I've been a self-confessed Chetan Bhagat loather all this while. Nothing against him or what he writes or how he writes it - I choose to not like him just because so many people like him. What to do? I am like that only. Ever since his 5 Point Someone days, his popularity pisses me off. I have a thing against everybody like everything and live happily ever after. So buying his books and reading them has been out of the question. But when my bhai-bhabhi thought my shelf needed a Chetan Bhagat (for a lack of my judgement or theirs) and gifted me his latest novel, I decided to give 2 States: A story of my marriage a chance. And anyways, since my marriage is stalemating, courtesy Jishnu and Mumbai, I thought I might as well read about other peoples' marriages and amuse myself.

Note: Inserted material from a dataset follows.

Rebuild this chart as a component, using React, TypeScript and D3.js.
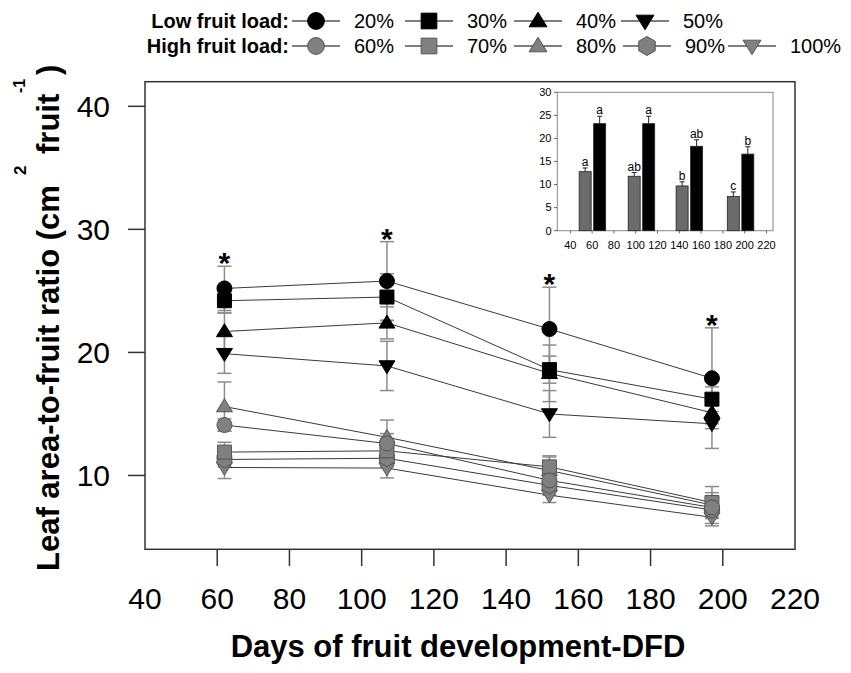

I'm not sure what his previous books are like, but 2 States is a fairly readable book. More than the story, what is to be savoured is his style of writing. It is refreshingly casual and may well have been snatches from our everyday conversations. His similes are rib-tickling, his insights fair and his characters real. His observations of prejudices are very good, perhaps because he has been subject to them.
Five days with Bhagat and I have to admit that I liked it while it lasted. You have to hand it to the guy for writing about life nice and easy with a good measure of humour thrown in. He really is someone who'd make for a good conversation starter with a random stranger or people you can't otherwise have meaningful conversations with. Bhagat's work is appealing in a way weather conversations are. They're safe and they're for everybody despite him being quite honest about the way the young operate. Anyway, uncles in their 40s and 50s are likely to not have read him.
He may not make it to the annals of great literature, but Bhagat makes for a good companion of chai, coffee or cola.